Scruffy Looking Cat Herder (aka Jacob Proffitt) recently wrote Test Driven Development considered harmful. Jacob is writing about why he believes that TDD zealots have caused people to skip unit testing altogether. I allege that Jacob is missing the boat here.
The gist of Jacob’s hypothesis has five points which I summarize:
- Unit testing provides benefits when used regularly.
- Ensuring that developers write unit tests is the prime benefit of test driven development.
- Most unit test advocates are also TDD proponents.
- Looking for information on Unit Testing? You’re most likely to find a piece encouraging you to test first.

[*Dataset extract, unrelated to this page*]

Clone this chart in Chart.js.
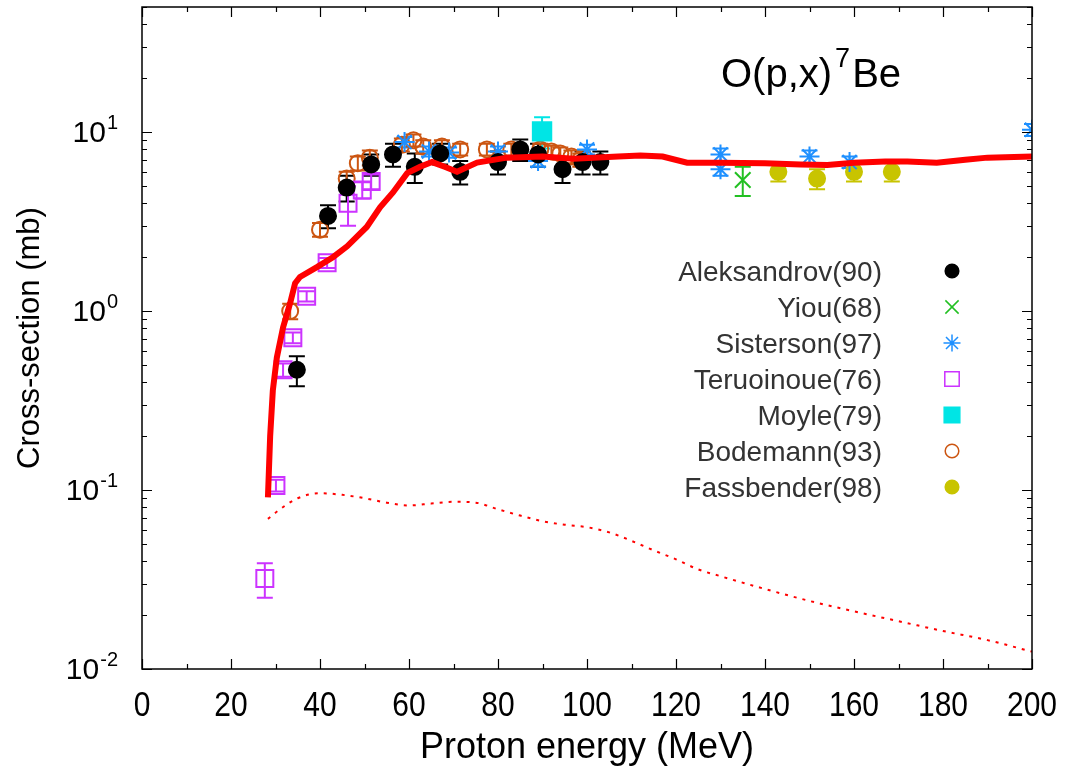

- Many developers skip Unit Testing altogether because TDD seemed too hard or too much of a change.
Jacob starts off by assuming one and two proven and so moves on a lengthy demonstration that the most important mentions of Unit Testing in Google have some discussion of Test Driven Development. I will grant Jacob points three and four. Although in part I would expect this to be true since Unit Testing and Test Driven Development come from the Smalltalk community which invented both concepts. We have Kent Beck to thank for writing the earliest frameworks and also the seminal book on Test Driven Development. So they get mentioned together because they were invented together.
The most important fallacy of Jacob’s writing is to assume that TDD is merely about forcing test case to written. TDD is about:
- Simplifying design
- Writing cleaner API’s
- Reducing the number of bugs written right at the start.
- Thinking about how the caller will see and use your code.
In addition Jacob says that TDD is harder than “Plain Old Unit Testing”. Perhaps, at first as the developer learns TDD, it will be harder but not over the length of a reasonable sized project.
I’ve been on projects where we tried to write all of our tests after the classes were written. Our test suite was valuable and prevented many regressions. But it allowed many issues to slip through. Weaker elements in API’s were often missed and were changed only at a later date at some expense. Tightly coupled code was allowed to evolve making some elements of the application very difficult to test without having to create dozens of other (often unnecessary) objects. As a result of all this it became more difficult to write test cases over time. Would TDD have solved all of these problems? Perhaps not but it would have forced us to confront many of them sooner.
Unlike Jacob I’ve encountered very few people who avoid TDD because they think it’s too hard. Instead the objections I’ve heard are:
- “I don’t understand the benefits”
- “I don’t believe all the claims I’ve heard”
- “TDD won’t work for my project because we build XXX” (Where XXX is your favorite specialized application type: GUI, Web Apps, …)
My suggestion to anyone who tells me it won’t work: Find a mentor; Commit to trying for at least two months. At the end of that time if it still doesn’t work for you then so be it.
Have you been scared off from TDD by the amount of work you believe will be involved with trying to adopt it? Have you been scared off Unit Testing by TDD zealots (such as myself :-)) Have you encountered other reasons that people use for avoiding TDD?